His reasoning is, someone in the Frou Clan needs to be able to read and write Bahasa so that it is ‘useful’ for the family since we live in Malaysia. He reckons that I should be the chosen one since I am naturally talented and dare to be different.
(ARRGHHH! I lied. I was the guinea pig!! ARGHH!)
So I studied Malay for 10 years and whilst I can read Malay perfectly (you have to be an idiot not to be able to read because it’s in Roman letters), I usually only understand 35% of what I read. When it comes to writing, I can spell any Malay word (again, you have to be an idiot if you can’t spell because it’s exactly as pronounced in Roman letters) but there is only a 35% chance that I can get the sentence right.
And so I went about my 35% ‘cannot-make-it’ Malay happily and when it comes to essay time, no matter what the title of the essay I’m supposed to write, I can only construct one storyline because I only know enough vocabulary for that one storyline.
And that storyline goes like this:
Pada hari Sabtu lalu, saya dan kawan baik aku, Siti, pergi membeli belah di Pusat Beli Belah Orchard. (This literally translates to, “Last Saturday, me and my good friend, Siti, went shopping in Orchard Shopping Centre”. This is my standard opening line for every essay whether it is titled ‘What I did last weekend’ or ‘Name an unforgettable experience of your life’ or “My best friend’. This opening fits all. And my friend’s name in all my Malay essays is Siti. It is too pretentious to use an English name in a Malay essay and also, I want to convey the message that I embrace multi-racial friendships.)
Cuaca hari itu sungguh baik dan kita berasa sungguh selesa. (This means the weather that day was good and we felt good. This is my standard preparatory line to describe the relaxed atmosphere as a contrast to what’s going to happen next.)
Tiba- tiba…(This means ‘suddenly’. I’m sad to report that this is the only ‘climaxing’ word I know in the Malay language.)
seorang nenek tua berjerit, “Tolong! Tolong” (An old grandma shouts, “Help!
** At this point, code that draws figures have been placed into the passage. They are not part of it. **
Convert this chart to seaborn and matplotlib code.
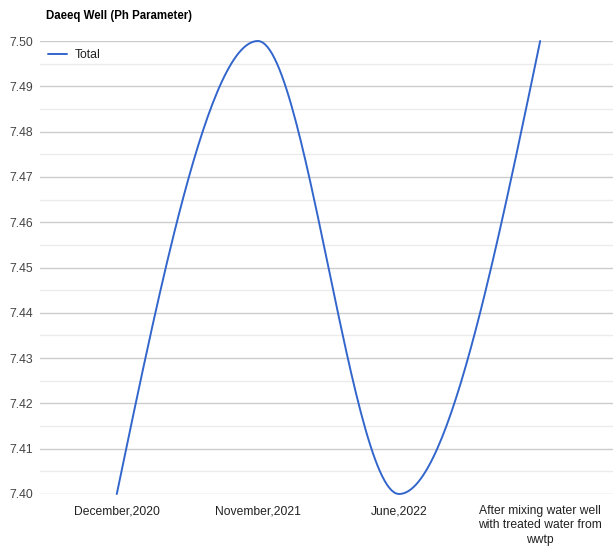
import numpy as np
import pandas as pd
import seaborn as sns
import matplotlib.pyplot as plt
from matplotlib.lines import Line2D

# data
categories = ["December,2020", "November,2021", "June,2022",
              "After mixing water well\nwith treated water from\nwwtp"]
ph_values = [7.40, 7.50, 7.40, 7.50]
series_name = "Total"
title = "Daeeq Well (Ph Parameter)"

LINE_COLOR = "#3366cc"


def smooth_curve(y, steps=60):
    """ Hermite spline through the points (like a 'function' curve type). """
    y = np.asarray(y, dtype=float)
    n = len(y)
    m = np.zeros(n)
    for i in range(1, n - 1):
        m[i] = (y[i + 1] - y[i - 1]) / 2
    m[0] = 1.5 * (y[1] - y[0]) - 0.5 * m[1]
    m[-1] = 1.5 * (y[-1] - y[-2]) - 0.5 * m[-2]
    xs, ys = [], []
    t = np.linspace(0, 1, steps)
    h00 = 2 * t**3 - 3 * t**2 + 1
    h10 = t**3 - 2 * t**2 + t
    h01 = -2 * t**3 + 3 * t**2
    h11 = t**3 - t**2
    for i in range(n - 1):
        xs.append(i + t)
        ys.append(h00 * y[i] + h10 * m[i] + h01 * y[i + 1] + h11 * m[i + 1])
    return np.concatenate(xs), np.concatenate(ys)


def main():
    sns.set_theme(style="white")
    plt.rcParams['font.family'] = ['Arial', 'Liberation Sans', 'DejaVu Sans']

    fig = plt.figure(figsize=(6.13, 5.52), dpi=100)
    ax = fig.add_axes([40 / 613, 1 - 494 / 552, 1 - 40 / 613, 453 / 552])

    cx, cy = smooth_curve(ph_values)
    curve = pd.DataFrame({"x": cx, "y": cy})
    sns.lineplot(data=curve, x="x", y="y", ax=ax, color=LINE_COLOR,
                 linewidth=1.4, sort=False, clip_on=False)

    ax.set_xlim(-0.544, 3.516)
    ax.set_ylim(7.40, 7.50)

    major = np.round(np.arange(7.40, 7.5001, 0.01), 2)
    minor = np.round(np.arange(7.405, 7.5, 0.01), 3)
    ax.set_yticks(major)
    ax.set_yticklabels([f"{v:.2f}" for v in major], color="#444444", fontsize=8.8)
    ax.set_yticks(minor, minor=True)
    ax.grid(axis="y", which="major", color="#cccccc", linewidth=1)
    ax.grid(axis="y", which="minor", color="#ebebeb", linewidth=1)
    ax.grid(axis="x", visible=False)
    ax.set_axisbelow(True)

    ax.set_xticks(range(len(categories)))
    ax.set_xticklabels(categories, color="#222222", fontsize=8.7,
                       linespacing=1.25)
    ax.tick_params(axis="both", which="both", length=0)
    ax.tick_params(axis="x", pad=8)
    ax.tick_params(axis="y", pad=5)
    ax.set_xlabel("")
    ax.set_ylabel("")
    for s in ax.spines.values():
        s.set_visible(False)

    handle = Line2D([0], [0], color=LINE_COLOR, linewidth=1.4)
    ax.legend([handle], [series_name], loc="center left",
              bbox_to_anchor=(44 / 613, 1 - 55 / 552),
              bbox_transform=fig.transFigure, frameon=False,
              fontsize=8.8, handlelength=1.6, handletextpad=0.6,
              labelcolor="#222222", borderaxespad=0, borderpad=0.3)

    fig.text(46 / 613, 1 - 16 / 552, title, fontsize=8.3, fontweight="bold",
             color="#000000", va="center", ha="left")

    fig.savefig("out.png", dpi=100)


if __name__ == '__main__':
    main()
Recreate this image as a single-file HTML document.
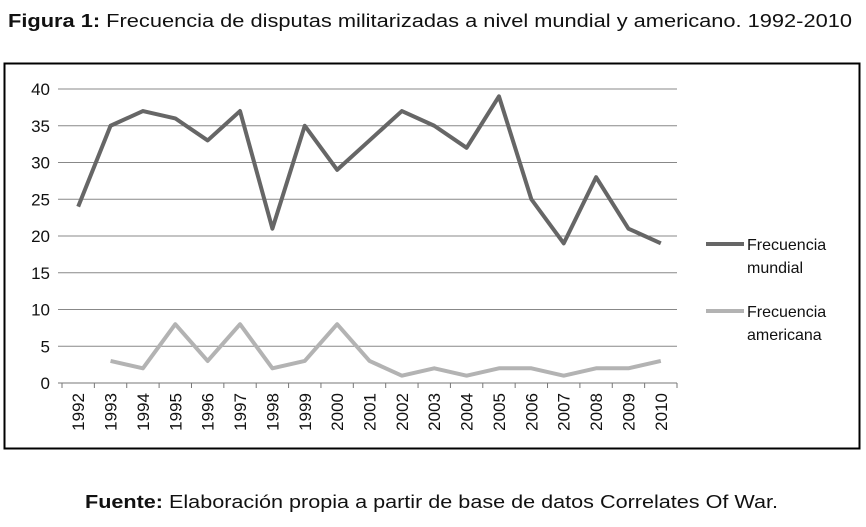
<!DOCTYPE html>
<html><head><meta charset="utf-8"><style>
body{margin:0;background:#fff;font-family:"Liberation Sans",sans-serif;}
</style></head><body>
<svg width="866" height="522" xmlns="http://www.w3.org/2000/svg">
<text x="8" y="27" font-size="18" textLength="844" lengthAdjust="spacingAndGlyphs" font-family="Liberation Sans, sans-serif" fill="#111"><tspan font-weight="bold">Figura 1:</tspan> Frecuencia de disputas militarizadas a nivel mundial y americano. 1992-2010</text>
<rect x="4.5" y="63.5" width="855" height="385" fill="#fff" stroke="#000" stroke-width="2"/>
<g id="grid"></g><g id="axes"></g><g id="lines"></g>
<g>
<line x1="706" y1="244" x2="744" y2="244" stroke="#666" stroke-width="4"/>
<text x="747" y="250" font-size="16" fill="#111">Frecuencia</text>
<text x="747" y="273" font-size="16" fill="#111">mundial</text>
<line x1="706" y1="311" x2="744" y2="311" stroke="#b3b3b3" stroke-width="4"/>
<text x="747" y="317" font-size="16" fill="#111">Frecuencia</text>
<text x="747" y="333" font-size="16" fill="#111" dy="7">americana</text>
</g>
<text x="85" y="508" font-size="18" textLength="693" lengthAdjust="spacingAndGlyphs" fill="#111"><tspan font-weight="bold">Fuente:</tspan> Elaboración propia a partir de base de datos Correlates Of War.</text>
</svg>
<script>
const years=["1992","1993","1994","1995","1996","1997","1998","1999","2000","2001","2002","2003","2004","2005","2006","2007","2008","2009","2010"];
const mundial=[24,35,37,36,33,37,21,35,29,33,37,35,32,39,25,19,28,21,19];
const americana=[null,3,2,8,3,8,2,3,8,3,1,2,1,2,2,1,2,2,3];
const yTicks=[0,5,10,15,20,25,30,35,40];
const NS="http://www.w3.org/2000/svg";
const x0=62,x1=677,y0=383,y1=89;
const bw=(x1-x0)/years.length;
const xs=i=>x0+bw*(i+0.5);
const ys=v=>y0-(v/40)*(y0-y1);
function mk(t,a,p){const e=document.createElementNS(NS,t);for(const k in a)e.setAttribute(k,a[k]);p.appendChild(e);return e;}
const g=document.getElementById('grid'),ax=document.getElementById('axes'),ln=document.getElementById('lines');
yTicks.forEach(v=>{
 const l=mk('line',{x1:x0-4,x2:x1,y1:ys(v),y2:ys(v),stroke:v===0?'#777':'#888','stroke-width':1},g);
 
 
 const t=mk('text',{x:50,y:ys(v)+6,'text-anchor':'end','font-size':17,fill:'#111'},ax);
 t.textContent=v;
 
 
});
years.forEach((y,i)=>{
 const tk=mk('line',{x1:x0+bw*(i+1),x2:x0+bw*(i+1),y1:y0,y2:y0+5,stroke:'#777'},ax);
 
 
 const t=mk('text',{transform:`translate(${xs(i)+6},${y0+10}) rotate(-90)`,'text-anchor':'end','font-size':17,fill:'#111'},ax);
 t.textContent=y;
 
 
});
const t0=mk('line',{x1:x0,x2:x0,y1:y0,y2:y0+5,stroke:'#777'},ax);


function path(arr,col,name){
 let d='';arr.forEach((v,i)=>{if(v==null)return;d+=(d?'L':'M')+xs(i)+','+ys(v);});
 const p=mk('path',{d:d,fill:'none',stroke:col,'stroke-width':4,'stroke-linejoin':'round'},ln);
 
 
}
path(mundial,'#666','line-mundial');
path(americana,'#b3b3b3','line-americana');
</script>
</body></html>
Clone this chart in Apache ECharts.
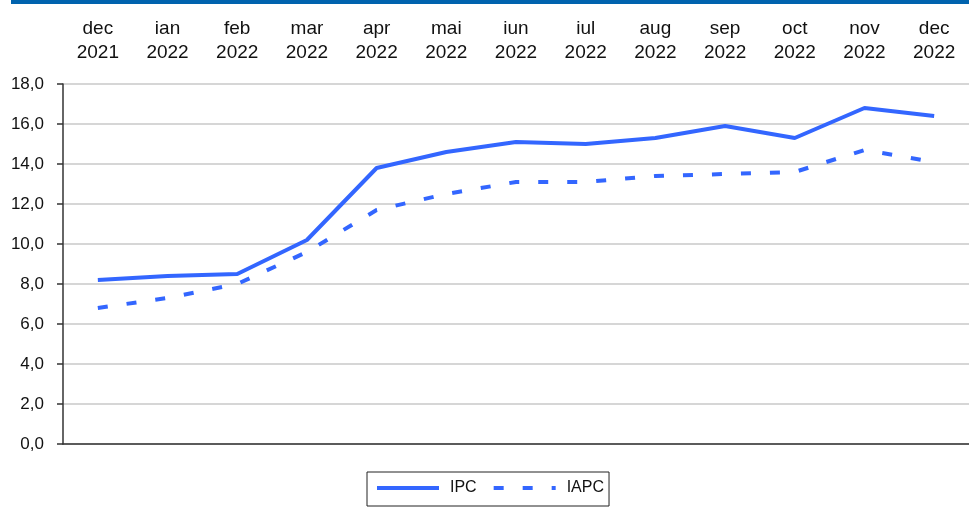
<!DOCTYPE html>
<html>
<head>
<meta charset="utf-8">
<script src="https://cdn.jsdelivr.net/npm/echarts@6/dist/echarts.min.js"></script>
<style>
  html, body { margin: 0; padding: 0; background: #fff; }
  #chart { width: 969px; height: 509px; }
</style>
</head>
<body>
<div id="chart"></div>
<script>
// luni (categorii)
const months = [
  "dec\n2021", "ian\n2022", "feb\n2022", "mar\n2022", "apr\n2022", "mai\n2022", "iun\n2022",
  "iul\n2022", "aug\n2022", "sep\n2022", "oct\n2022", "nov\n2022", "dec\n2022",
];
// valori
const ipc = [8.2, 8.4, 8.5, 10.2, 13.8, 14.6, 15.1, 15.0, 15.3, 15.9, 15.3, 16.8, 16.4];
const iapc = [6.8, 7.3, 8.0, 9.6, 11.7, 12.5, 13.1, 13.1, 13.4, 13.5, 13.6, 14.7, 14.1];

const lineColor = "#3366ff";
const font = "'Liberation Sans', Arial, sans-serif";

const myChart = echarts.init(document.getElementById("chart"));

const option = {
  animation: false,
  textStyle: { fontFamily: font },
  graphic: [
    {
      // banda albastra de sus
      type: "rect",
      shape: { x: 11, y: 0, width: 958, height: 4 },
      style: { fill: "#0063ae" },
    },
  ],
  grid: {
    left: 63,
    top: 84,
    width: 915, // iese putin din imagine, ca in original
    height: 360,
  },
  legend: {
    left: 367,
    top: 472,
    padding: [8, 5, 10, 8],
    borderColor: "#222",
    borderWidth: 1,
    itemWidth: 62,
    itemHeight: 14,
    itemGap: 15,
    // ascunde cercul din iconita legendei, ramane doar linia
    itemStyle: { opacity: 0 },
    lineStyle: { width: 4 },
    textStyle: {
      fontFamily: font,
      fontSize: 16,
      color: "#111",
      padding: [0, 0, 0, 6],
    },
    data: ["IPC", "IAPC"],
  },
  xAxis: [
    {
      type: "category",
      data: months,
      position: "bottom",
      axisLine: { lineStyle: { color: "#333", width: 1.5 } },
      axisTick: { length: 7, lineStyle: { color: "#333", width: 1.5 } },
      axisLabel: { show: false },
    },
    {
      type: "category",
      data: months,
      position: "top",
      axisLine: { show: false },
      axisTick: { show: false },
      axisLabel: {
        interval: 0,
        margin: 19,
        fontSize: 19,
        lineHeight: 24,
        color: "#111",
        fontFamily: font,
      },
    },
  ],
  yAxis: {
    type: "value",
    min: 0,
    max: 18,
    interval: 2,
    axisLine: { show: true, lineStyle: { color: "#333", width: 1.5 } },
    axisTick: { show: true, length: 6, lineStyle: { color: "#333", width: 1.5 } },
    axisLabel: {
      margin: 19,
      fontSize: 17,
      color: "#111",
      fontFamily: font,
      formatter: (v) => v.toFixed(1).replace(".", ","),
    },
    splitLine: { lineStyle: { color: "#c8c8c8", width: 1.5 } },
  },
  series: [
    {
      name: "IPC",
      type: "line",
      data: ipc,
      symbol: "none",
      lineStyle: { color: lineColor, width: 4 },
      itemStyle: { color: lineColor },
    },
    {
      name: "IAPC",
      type: "line",
      data: iapc,
      symbol: "none",
      lineStyle: { color: lineColor, width: 4, type: [10, 19], cap: "butt" },
      itemStyle: { color: lineColor },
    },
  ],
};

option && myChart.setOption(option);
</script>
</body>
</html>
Help!’)
Tiba-tiba… (My favourite word rears its head again)
kita nampak seorang pemuda lelaki berlari lalu kita dengan dompet nenek. (We saw a young man run past us with grandma’s purse.)
Dengan secepatnya, saya mengejar pemuda lelaki itu……….dan melompat keatasnya. (Ok, this is where my bad Malay comes to play. I wrote that I immediately gave chase and jump on top of the thief. On hindsight, that does sounds slightly risqué…)
Pencuri itu jatuh dan saya menanggal dompet dari tangannya. (The thief fell and I manage to retrieve the purse from his hands. If I had better vocab, I would have said that I pinned him to the ground first and gave him a well-deserved punch for hassling an old lady before wrestling the purse from his tightly clenched fist. If I had better vocab, that is. )
Tiba-tiba.. (I told you I realllly misuse this word)
dua orang polis sampai dan menangkap pencuri itu. (Two police arrive and caught the thief.)
I want to finish the story but I can’t because I am laughing myself to death here as I am typing this… oh crap, I only just realized how BAD my Malay REALLY was. In summary, I returned the wallet to grandma and the police gave me a reward for my heroic act. I used the reward money to buy ice cream for me and Siti. The end.
I was retelling this embarrassing part of my life to Dailytoe the other day when she made me realize that I am not the only alibaba when it comes to my second language. The Toe convinced me she is just as bad, if not more, when it comes to her Chinese essays back in high school.
Just like me, she only knew enough Chinese words to compose one standard storyline for any essay of any title during high school. Her storyline is about a missing puppy.
Toe: I was walking in the park and my puppy goes missing – “Xiao gou bu jian le!”
Frou: So was your dog ever found?
Toe: He was always found. By a good hearted man - “Yi ge san liang de nan ren”
Frou: You slut! You want a ‘good hearted man’ find your dog so that you have an excuse to scandal with him afterwards in the park.
Toe: No! The only reason the police is not involved is because I don’t know how to write ‘Jing Cha’ (police) in Chinese.
Frou: Ohh…
Toe: You can write about the police because it is easy to spell it in Malay – “polis”!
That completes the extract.